## [GIVEN PROBLEM]
Exactly as written, write out the lines below from the first to the one containing "const fmtPct = (p, n)", inclusive. Pictures do not belong in the copy.

((

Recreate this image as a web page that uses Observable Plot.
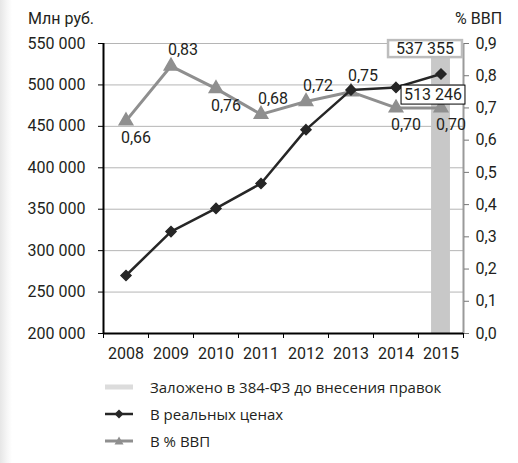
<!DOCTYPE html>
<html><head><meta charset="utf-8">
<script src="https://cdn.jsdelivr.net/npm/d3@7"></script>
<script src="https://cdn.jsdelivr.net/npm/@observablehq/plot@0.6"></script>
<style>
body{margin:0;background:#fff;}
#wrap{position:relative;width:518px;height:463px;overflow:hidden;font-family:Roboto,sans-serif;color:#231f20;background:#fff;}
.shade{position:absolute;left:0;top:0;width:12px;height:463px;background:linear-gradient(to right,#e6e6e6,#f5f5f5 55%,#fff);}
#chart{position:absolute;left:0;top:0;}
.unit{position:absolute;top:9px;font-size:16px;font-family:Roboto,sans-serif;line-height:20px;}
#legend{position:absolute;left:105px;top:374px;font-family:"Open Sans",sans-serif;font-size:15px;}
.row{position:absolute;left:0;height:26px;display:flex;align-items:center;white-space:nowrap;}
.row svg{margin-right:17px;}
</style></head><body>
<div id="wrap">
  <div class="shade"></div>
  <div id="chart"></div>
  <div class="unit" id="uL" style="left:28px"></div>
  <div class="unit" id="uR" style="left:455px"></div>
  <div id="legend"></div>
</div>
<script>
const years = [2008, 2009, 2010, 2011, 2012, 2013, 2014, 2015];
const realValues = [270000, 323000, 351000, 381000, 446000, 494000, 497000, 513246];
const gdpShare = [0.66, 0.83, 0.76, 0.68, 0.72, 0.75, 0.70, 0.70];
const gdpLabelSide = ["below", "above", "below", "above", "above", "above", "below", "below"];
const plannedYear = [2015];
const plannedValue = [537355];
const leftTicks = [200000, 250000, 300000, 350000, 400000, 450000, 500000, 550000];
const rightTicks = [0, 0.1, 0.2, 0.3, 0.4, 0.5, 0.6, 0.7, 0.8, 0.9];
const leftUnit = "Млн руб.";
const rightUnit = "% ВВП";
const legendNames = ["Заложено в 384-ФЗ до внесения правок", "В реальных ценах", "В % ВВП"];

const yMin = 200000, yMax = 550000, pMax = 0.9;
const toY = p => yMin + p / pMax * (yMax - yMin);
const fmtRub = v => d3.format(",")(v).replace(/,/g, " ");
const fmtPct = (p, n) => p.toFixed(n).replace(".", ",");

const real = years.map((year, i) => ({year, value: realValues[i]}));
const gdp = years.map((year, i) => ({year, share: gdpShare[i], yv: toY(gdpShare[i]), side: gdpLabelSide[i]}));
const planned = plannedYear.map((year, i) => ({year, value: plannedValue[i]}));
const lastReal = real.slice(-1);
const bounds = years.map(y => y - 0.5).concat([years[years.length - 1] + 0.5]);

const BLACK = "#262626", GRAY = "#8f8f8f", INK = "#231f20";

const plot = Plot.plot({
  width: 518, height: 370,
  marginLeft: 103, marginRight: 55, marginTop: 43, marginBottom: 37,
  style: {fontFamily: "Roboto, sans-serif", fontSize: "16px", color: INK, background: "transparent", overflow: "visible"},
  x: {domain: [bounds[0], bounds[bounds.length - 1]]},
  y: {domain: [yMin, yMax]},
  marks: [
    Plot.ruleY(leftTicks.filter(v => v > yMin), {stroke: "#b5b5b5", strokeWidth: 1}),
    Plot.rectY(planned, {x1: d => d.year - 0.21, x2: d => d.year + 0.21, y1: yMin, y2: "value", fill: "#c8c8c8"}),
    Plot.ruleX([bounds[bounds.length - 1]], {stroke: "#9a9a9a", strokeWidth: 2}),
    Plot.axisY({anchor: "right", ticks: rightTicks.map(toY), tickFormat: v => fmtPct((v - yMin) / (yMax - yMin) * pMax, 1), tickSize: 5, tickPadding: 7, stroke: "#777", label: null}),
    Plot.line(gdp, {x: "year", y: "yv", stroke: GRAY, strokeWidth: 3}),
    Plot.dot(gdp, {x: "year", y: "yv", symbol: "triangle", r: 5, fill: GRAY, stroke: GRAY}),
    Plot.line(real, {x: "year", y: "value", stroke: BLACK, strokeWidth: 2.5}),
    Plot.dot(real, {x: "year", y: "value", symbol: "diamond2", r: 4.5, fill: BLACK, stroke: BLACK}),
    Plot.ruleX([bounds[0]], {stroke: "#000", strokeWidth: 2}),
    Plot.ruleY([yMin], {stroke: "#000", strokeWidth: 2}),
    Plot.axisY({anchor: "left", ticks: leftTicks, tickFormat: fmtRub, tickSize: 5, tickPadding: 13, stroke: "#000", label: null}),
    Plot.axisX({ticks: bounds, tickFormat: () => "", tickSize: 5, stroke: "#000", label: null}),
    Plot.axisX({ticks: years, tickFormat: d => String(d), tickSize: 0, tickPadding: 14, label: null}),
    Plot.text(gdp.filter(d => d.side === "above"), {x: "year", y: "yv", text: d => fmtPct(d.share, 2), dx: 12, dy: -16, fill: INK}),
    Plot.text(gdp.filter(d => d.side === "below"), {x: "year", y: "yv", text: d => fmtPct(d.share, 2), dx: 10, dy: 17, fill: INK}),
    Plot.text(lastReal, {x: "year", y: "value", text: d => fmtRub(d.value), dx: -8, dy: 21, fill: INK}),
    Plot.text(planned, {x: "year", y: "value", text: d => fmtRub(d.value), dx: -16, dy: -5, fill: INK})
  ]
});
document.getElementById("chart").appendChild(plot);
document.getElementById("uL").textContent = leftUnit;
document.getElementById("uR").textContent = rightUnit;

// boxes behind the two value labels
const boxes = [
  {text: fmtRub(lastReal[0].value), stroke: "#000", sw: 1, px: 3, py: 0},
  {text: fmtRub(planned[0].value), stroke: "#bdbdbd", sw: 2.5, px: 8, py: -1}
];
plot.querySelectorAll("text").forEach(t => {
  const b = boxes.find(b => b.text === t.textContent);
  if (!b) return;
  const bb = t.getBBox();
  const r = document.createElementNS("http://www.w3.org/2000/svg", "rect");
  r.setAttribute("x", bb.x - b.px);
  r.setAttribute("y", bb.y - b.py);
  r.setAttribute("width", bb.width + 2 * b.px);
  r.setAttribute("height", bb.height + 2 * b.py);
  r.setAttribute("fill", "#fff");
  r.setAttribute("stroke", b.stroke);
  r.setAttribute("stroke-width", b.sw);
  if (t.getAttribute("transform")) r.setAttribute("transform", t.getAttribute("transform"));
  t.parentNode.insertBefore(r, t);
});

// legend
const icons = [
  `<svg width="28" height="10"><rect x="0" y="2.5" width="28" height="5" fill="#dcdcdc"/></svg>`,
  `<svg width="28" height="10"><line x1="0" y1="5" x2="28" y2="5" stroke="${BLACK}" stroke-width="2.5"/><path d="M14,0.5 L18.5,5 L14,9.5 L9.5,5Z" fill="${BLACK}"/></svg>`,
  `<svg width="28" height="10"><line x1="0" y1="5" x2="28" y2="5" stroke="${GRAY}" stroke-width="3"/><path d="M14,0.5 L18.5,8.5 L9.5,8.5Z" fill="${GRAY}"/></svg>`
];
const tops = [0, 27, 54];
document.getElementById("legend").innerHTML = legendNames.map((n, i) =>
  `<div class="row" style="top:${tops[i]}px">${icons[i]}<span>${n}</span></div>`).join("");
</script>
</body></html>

))

## [EXERCISE OUTPUT]
Recreate this image as a web page that uses Observable Plot.
<!DOCTYPE html>
<html><head><meta charset="utf-8">
<script src="https://cdn.jsdelivr.net/npm/d3@7"></script>
<script src="https://cdn.jsdelivr.net/npm/@observablehq/plot@0.6"></script>
<style>
body{margin:0;background:#fff;}
#wrap{position:relative;width:518px;height:463px;overflow:hidden;font-family:Roboto,sans-serif;color:#231f20;background:#fff;}
.shade{position:absolute;left:0;top:0;width:12px;height:463px;background:linear-gradient(to right,#e6e6e6,#f5f5f5 55%,#fff);}
#chart{position:absolute;left:0;top:0;}
.unit{position:absolute;top:9px;font-size:16px;font-family:Roboto,sans-serif;line-height:20px;}
#legend{position:absolute;left:105px;top:374px;font-family:"Open Sans",sans-serif;font-size:15px;}
.row{position:absolute;left:0;height:26px;display:flex;align-items:center;white-space:nowrap;}
.row svg{margin-right:17px;}
</style></head><body>
<div id="wrap">
  <div class="shade"></div>
  <div id="chart"></div>
  <div class="unit" id="uL" style="left:28px"></div>
  <div class="unit" id="uR" style="left:455px"></div>
  <div id="legend"></div>
</div>
<script>
const years = [2008, 2009, 2010, 2011, 2012, 2013, 2014, 2015];
const realValues = [270000, 323000, 351000, 381000, 446000, 494000, 497000, 513246];
const gdpShare = [0.66, 0.83, 0.76, 0.68, 0.72, 0.75, 0.70, 0.70];
const gdpLabelSide = ["below", "above", "below", "above", "above", "above", "below", "below"];
const plannedYear = [2015];
const plannedValue = [537355];
const leftTicks = [200000, 250000, 300000, 350000, 400000, 450000, 500000, 550000];
const rightTicks = [0, 0.1, 0.2, 0.3, 0.4, 0.5, 0.6, 0.7, 0.8, 0.9];
const leftUnit = "Млн руб.";
const rightUnit = "% ВВП";
const legendNames = ["Заложено в 384-ФЗ до внесения правок", "В реальных ценах", "В % ВВП"];

const yMin = 200000, yMax = 550000, pMax = 0.9;
const toY = p => yMin + p / pMax * (yMax - yMin);
const fmtRub = v => d3.format(",")(v).replace(/,/g, " ");
const fmtPct = (p, n) => p.toFixed(n).replace(".", ",");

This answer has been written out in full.